Though Aronson’s adoption of a combination Partridge Family/Bible school construction-paper aesthetic for sporadic animated sequences is charming, the real draw here is the initially innocuous story of Sufjan Stevens , who joined the Famile as an interim member, then broke off with a solo shtick that not only appropriated bits of the Danielson aesthetic (and band), but greatly overshadowed Daniel Smith’s own work.

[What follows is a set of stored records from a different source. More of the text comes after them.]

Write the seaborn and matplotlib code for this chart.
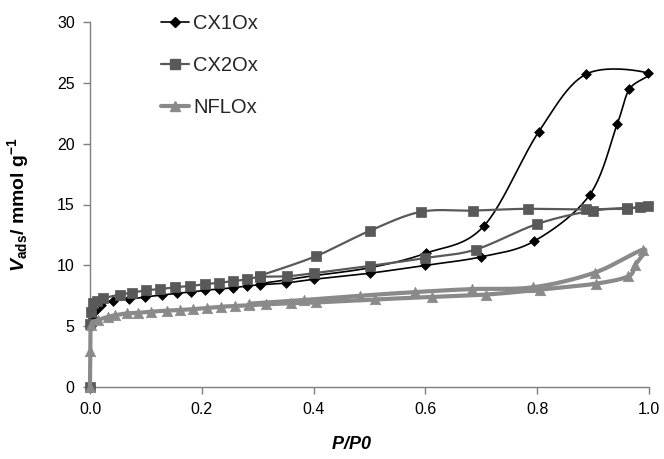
import numpy as np
import pandas as pd
import matplotlib
matplotlib.use("Agg")
import matplotlib.pyplot as plt
from matplotlib.lines import Line2D
import seaborn as sns

# --- isotherm data: relative pressure P/P0 and adsorbed amount (mmol/g) ---
cx1_ads_p = [0.0, 0.001, 0.005, 0.01, 0.02, 0.042, 0.07, 0.098, 0.128, 0.155, 0.18, 0.205,
             0.23, 0.255, 0.28, 0.305, 0.35, 0.40, 0.50, 0.60, 0.70, 0.795, 0.894, 0.943,
             0.965, 0.998]
cx1_ads_v = [0.0, 5.0, 5.65, 6.3, 6.75, 7.1, 7.2, 7.4, 7.55, 7.7, 7.8, 7.95,
             8.05, 8.15, 8.3, 8.4, 8.55, 8.85, 9.35, 10.0, 10.7, 12.0, 15.8, 21.6,
             24.5, 25.8]
cx1_des_p = [0.887, 0.803, 0.704, 0.601, 0.50, 0.40, 0.35, 0.305]
cx1_des_v = [25.7, 21.0, 13.2, 11.0, 9.8, 9.15, 8.8, 8.5]

cx2_ads_p = [0.0, 0.0005, 0.002, 0.006, 0.012, 0.024, 0.054, 0.075, 0.10, 0.125, 0.152,
             0.179, 0.206, 0.231, 0.256, 0.281, 0.304, 0.352, 0.40, 0.50, 0.60, 0.69,
             0.80, 0.899, 0.961, 0.984, 0.998]
cx2_ads_v = [0.0, 5.2, 6.2, 6.9, 7.1, 7.3, 7.6, 7.75, 7.95, 8.05, 8.2,
             8.3, 8.45, 8.57, 8.7, 8.85, 9.05, 9.1, 9.35, 9.95, 10.6, 11.3,
             13.4, 14.5, 14.65, 14.8, 14.85]
cx2_des_p = [0.96, 0.887, 0.784, 0.686, 0.592, 0.501, 0.404, 0.304]
cx2_des_v = [14.7, 14.6, 14.65, 14.5, 14.4, 12.85, 10.75, 9.15]

nf_ads_p = [0.0, 0.0005, 0.002, 0.015, 0.033, 0.045, 0.066, 0.086, 0.11, 0.137, 0.161,
            0.185, 0.21, 0.235, 0.26, 0.285, 0.315, 0.36, 0.405, 0.51, 0.612, 0.709,
            0.805, 0.906, 0.963, 0.975, 0.99]
nf_ads_v = [0.0, 3.0, 5.1, 5.5, 5.78, 5.9, 6.05, 6.1, 6.2, 6.27, 6.33,
            6.4, 6.5, 6.6, 6.65, 6.72, 6.8, 6.88, 6.95, 7.2, 7.4, 7.6,
            8.0, 8.5, 9.1, 10.0, 11.3]
nf_des_p = [0.903, 0.793, 0.684, 0.581, 0.483, 0.382, 0.285]
nf_des_v = [9.4, 8.2, 8.05, 7.8, 7.5, 7.15, 6.85]

x_ticks = [0.0, 0.2, 0.4, 0.6, 0.8, 1.0]
y_ticks = [0, 5, 10, 15, 20, 25, 30]


def smooth_curve(xs, ys, n=24, sx=559.0, sy=12.17):
    """Bezier smoothing through every point (Catmull-Rom style tangents)."""
    P = np.column_stack([np.asarray(xs, float) * sx, np.asarray(ys, float) * sy])
    t = np.linspace(0, 1, n)[:, None]
    parts = []
    for i in range(len(P) - 1):
        p0 = P[i - 1] if i > 0 else P[i]
        p1, p2 = P[i], P[i + 1]
        p3 = P[i + 2] if i + 2 < len(P) else P[i + 1]
        c1 = p1 + (p2 - p0) / 6.0
        c2 = p2 - (p3 - p1) / 6.0
        seg = (1 - t) ** 3 * p1 + 3 * (1 - t) ** 2 * t * c1 + 3 * (1 - t) * t ** 2 * c2 + t ** 3 * p2
        parts.append(seg if i == 0 else seg[1:])
    out = np.vstack(parts)
    return out[:, 0] / sx, out[:, 1] / sy


series = [
    ("CX1Ox", cx1_ads_p + cx1_des_p, cx1_ads_v + cx1_des_v, "#000000", "D", 5, 1.2),
    ("CX2Ox", cx2_ads_p + cx2_des_p, cx2_ads_v + cx2_des_v, "#595959", "s", 7, 1.6),
    ("NFLOx", nf_ads_p + nf_des_p, nf_ads_v + nf_des_v, "#8a8a8a", "^", 7.5, 3.0),
]

sns.set_theme(style="ticks")
plt.rcParams["font.family"] = ["Liberation Sans", "DejaVu Sans"]
plt.rcParams["mathtext.fontset"] = "custom"
plt.rcParams["mathtext.rm"] = "Liberation Sans"
plt.rcParams["mathtext.bf"] = "Liberation Sans:bold"
plt.rcParams["mathtext.it"] = "Liberation Sans:italic"
plt.rcParams["mathtext.bfit"] = "Liberation Sans:italic:bold"

fig = plt.figure(figsize=(6.64, 4.59), dpi=100)
ax = fig.add_axes([90 / 664, 1 - 387 / 459, 559 / 664, 365 / 459])

handles = []
for z, (name, px, vy, color, marker, ms, lw) in enumerate(series):
    cx, cy = smooth_curve(px, vy)
    curve = pd.DataFrame({"p": cx, "v": cy})
    pts = pd.DataFrame({"p": px, "v": vy})
    sns.lineplot(data=curve, x="p", y="v", sort=False, estimator=None, color=color,
                 linewidth=lw, ax=ax, zorder=3 + z, clip_on=False)
    sns.scatterplot(data=pts, x="p", y="v", marker=marker, color=color, s=ms ** 2,
                    edgecolor=color, linewidth=0.5, ax=ax, zorder=3.5 + z, clip_on=False)
    handles.append(Line2D([], [], color=color, marker=marker, markersize=ms,
                          markeredgecolor=color, linewidth=lw, label=name))

ax.set_xlim(0, 1)
ax.set_ylim(0, 30)
ax.set_xticks(x_ticks)
ax.set_xticklabels([f"{v:.1f}" for v in x_ticks])
ax.set_yticks(y_ticks)
ax.set_yticklabels([str(v) for v in y_ticks])

for side in ("top", "right"):
    ax.spines[side].set_visible(False)
for side in ("left", "bottom"):
    ax.spines[side].set_color("#7f7f7f")
    ax.spines[side].set_linewidth(1.0)
ax.tick_params(axis="both", direction="out", length=5, width=1.0, color="#7f7f7f",
               labelsize=11.5, labelcolor="#000000", pad=6)

ax.set_xlabel(r"$\mathbfit{P/P0}$", fontsize=13, color="#000000")
ax.xaxis.set_label_coords((351 - 90) / 559, -0.135)
ax.set_ylabel(r"$\mathbfit{V}_{\mathbf{ads}}\mathbf{/\ mmol\ g}^{\mathbf{-1}}$",
              fontsize=14, color="#000000")
ax.yaxis.set_label_coords(-0.105, 0.5)

fig.legend(handles=handles, loc="upper left", bbox_to_anchor=(161 / 664, 1 - 14 / 459),
           frameon=False, fontsize=14.5, handlelength=1.4, handletextpad=0.2,
           labelspacing=1.15, borderpad=0, borderaxespad=0)

fig.savefig("out.png", dpi=100, facecolor="white")
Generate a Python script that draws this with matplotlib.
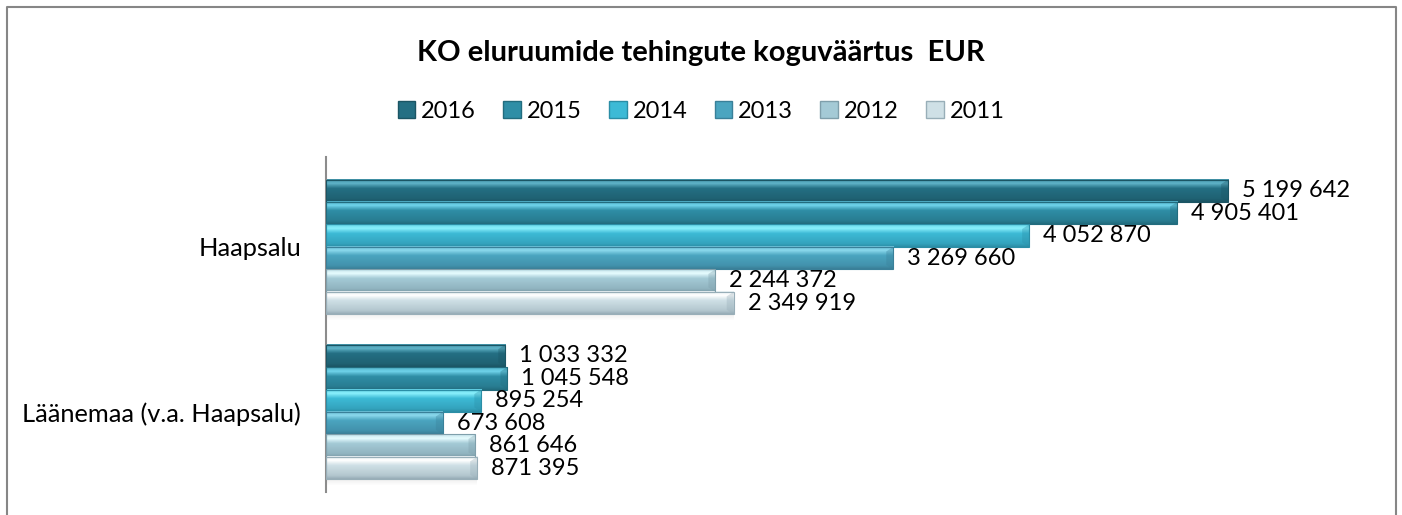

It’s easy to understand why Stevens succeeded where Smith failed (sonically, his folk-based melodies are far more digestible than the Famile’s screechy psych-rock freakouts), but director Aronson’s ability to imply the hijacking through skilled editing, rather than smack you in the face with the seeming betrayal, is genius.

Sarah Liss

Real Kids revealed

ALL KINDSA GIRLS (Cheryl Eagan-Donovan). 66 minutes. NFB Cinema (150 John). Friday (June 9), 7 pm. Director in attendance. Rating: NNNN

Long before Green Day’s Billie Joe Armstrong played his first note, the plans for a pop-punk takeover were being thrown together in Boston by gifted misfit singer/guitarist John Felice , who formed the Real Kids to start the revolution. Of course, it didn’t happen until much later, and by then Felice had been forgotten everywhere but Japan. But as first-time filmmaker Cheryl Eagan-Donovan underscores in her surprisingly poignant rock doc All Kindsa Girls , it’s precisely those big-dreaming coulda-been contenders who make great cinema.

Rare early Real Kids rehearsals on film and some great performance footage from France are intercut with talking-head commentary from musical contemporaries (including Willie “Loco” Alexander and Jonathan Richman ), promoters, bandmates, family members and artists inspired by the Real Kids. Eagan-Donovan casts the band in a support role, with the Boston club scene as a backdrop to Felice’s story. We see him move from troubled home life to his against-all-odds triumph with the Real Kids, whose career proves all too brief.

All Kindsa Girls is a compelling and informative tale told with genuine affection for its subject.